Alleged off-world incidents

The most famous encounter from this incident occurred in Sheffield near Old Covered Bridge. Thomas Reed and his family were crossing the bridge when they saw a disc-shaped object hovering in the air. Reed described the craft as a "white orb" that was "bigger than a football field". They tried escaping the UFO by continuing to drive down Covered Bridge Lane, but the craft followed them. Reed says the car was engulfed in light as they were pulled into the UFO. When Reed took a polygraph test, he was found to be 99.1% truthful.

Another alleged off-world incident that happened occurred at Lake Mansfield in Great Barrington. Melanie Kirchdorfer and her family had gone to the lake, and when her father backed into the parking lot a very bright light engulfed their car. Everyone in the car began to panic. Her father decided to chase the light, despite Melanie begging him not to. She and her sister began to shake in fear. Her sister did not remember anything after that. However, she remembered levitating and then being on a ship. She then remembered being laid out while in it. Tom Warner remembered seeing Melanie to the right of him on the ship. He recalled seeing total fear on her face. However, she did not remember seeing him. She recalled being in a room with several other children. Suddenly, the other children began to disappear, one by one. After that, she woke up at the lake by herself. She then had to walk home. Meanwhile, Tom remembered at the same time being laid down on his back at the other end of his family's property.

UFO Monument Park

A park was founded in 2015 on the banks of the Housatonic River by the town of Sheffield where Thom Reed's off-world incident occurred to commemorate the incident.

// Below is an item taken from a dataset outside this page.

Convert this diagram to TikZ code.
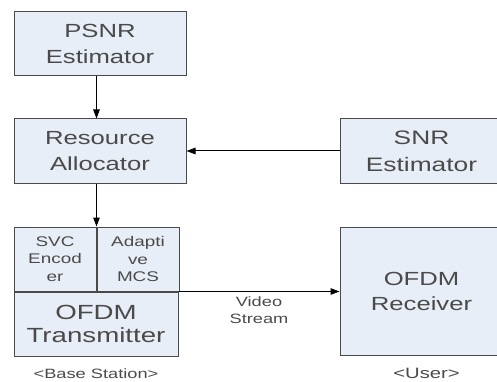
\documentclass[tikz,border=0pt]{standalone}
\usepackage{fontspec}
\usepackage{xcolor}
\usepackage{tikz}
\usetikzlibrary{
  arrows.meta,
  positioning
}

\setmainfont{Liberation Sans}
\newfontfamily\widefont{Liberation Sans}[FakeStretch=1.35]

\definecolor{boxfill}{HTML}{E8EEF7}
\definecolor{boxline}{HTML}{4A4A4A}
\definecolor{txtgray}{HTML}{4A4A4A}

\tikzset{
  block/.style={draw=boxline, fill=boxfill, line width=1pt,
    inner sep=0pt, align=center, text=txtgray},
  bigtxt/.style={font=\widefont\fontsize{19}{26}\selectfont},
  smalltxt/.style={font=\widefont\fontsize{14}{17.5}\selectfont},
  sitelabel/.style={text=txtgray, inner sep=0pt}
}

\begin{document}
\begin{tikzpicture}[x=1pt, y=-1pt, >={Stealth[length=9pt,width=6.5pt,inset=0pt]},
    line width=1pt]
  \useasboundingbox (0,0) rectangle (497,382);

  % The estimator of the video quality, top left.
  \node [block, bigtxt, minimum width=172pt, minimum height=64pt]
    (psnr) at (100,44) {PSNR\\Estimator};

  % The allocator, which is fed by both estimators.
  \node [block, bigtxt, minimum width=172pt, minimum height=64pt]
    (alloc) at (100,151) {Resource\\Allocator};

  % The channel estimator on the user side (runs off the right edge).
  \node [block, font=\widefont\fontsize{19.5}{27}\selectfont,
    minimum width=163pt, minimum height=64pt]
    (snr) at (421.5,151) {SNR\\Estimator};

  % The base station: two small boxes on top of the transmitter.
  \node [block, smalltxt, minimum width=82pt, minimum height=64pt]
    (svc) at (55,259) {SVC\\Encod\\er};
  \node [block, smalltxt, minimum width=82pt, minimum height=64pt,
    right=0pt of svc] (mcs) {Adapti\\ve\\MCS};
  \node [block, font=\widefont\fontsize{20.5}{23}\selectfont,
    minimum width=164pt, minimum height=64pt, anchor=north west]
    (tx) at (svc.south west) {OFDM\\Transmitter};

  % The receiver of the user.
  \node [block, font=\widefont\fontsize{19}{25}\selectfont,
    minimum width=163pt, minimum height=128pt]
    (rx) at (421.5,291) {OFDM\\Receiver};

  % The names of the two sides.
  \node [sitelabel, font=\widefont\fontsize{13.5}{16}\selectfont,
    below=12pt of tx] (bs) {<Base Station>};
  \node [sitelabel, font=\widefont\fontsize{15}{16}\selectfont,
    below=12pt of rx.south, xshift=5pt] (user) {<User>};

  % Arrows between the blocks.
  \draw [->] (psnr.south -| svc.north east) -- (alloc.north -| svc.north east);
  \draw [->] (alloc.south -| svc.north east) -- (svc.north east);
  \draw [->] (snr.west) -- (alloc.east);
  \draw [->] (tx.north east) -- (tx.north east -| rx.west)
    node [pos=0.5, below=5pt, inner sep=0pt, text=txtgray, align=center,
      font=\widefont\fontsize{13.5}{17}\selectfont] (video) {Video\\Stream};
\end{tikzpicture}
\end{document}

A 5,000 pound granite monument was placed in the park from 2015 until 2019, when it was replaced by a sign which reads "On behalf of the citizens of Commonwealth of Massachusetts, I am pleased to confer upon you this Governor's citation in recognition of the off-world incident on September 1, 1969, which engaged the Reed family, which has been established. Your dedicated service to this incident was factually upheld, founded, and deemed historically significant and true by means of Massachusetts historians. The records highlighting the historic event are now officially part of the Great Barrington, MA Historical Society's collection and your recent induction into Massachusetts history." The plaque was signed in error by then-Governor Charlie Baker after a persistent Reed asked the governor's staff to put Baker's signature on it, a Baker spokesman said.

In popular culture

The Netflix reboot of Unsolved Mysteries dedicated an entire episode to the incident.

The YouTube channel Yes Theory made a documentary about the UFO incident with interviews from people who saw the UFOs. The documentary has over 6 million views as of September 24, 2022."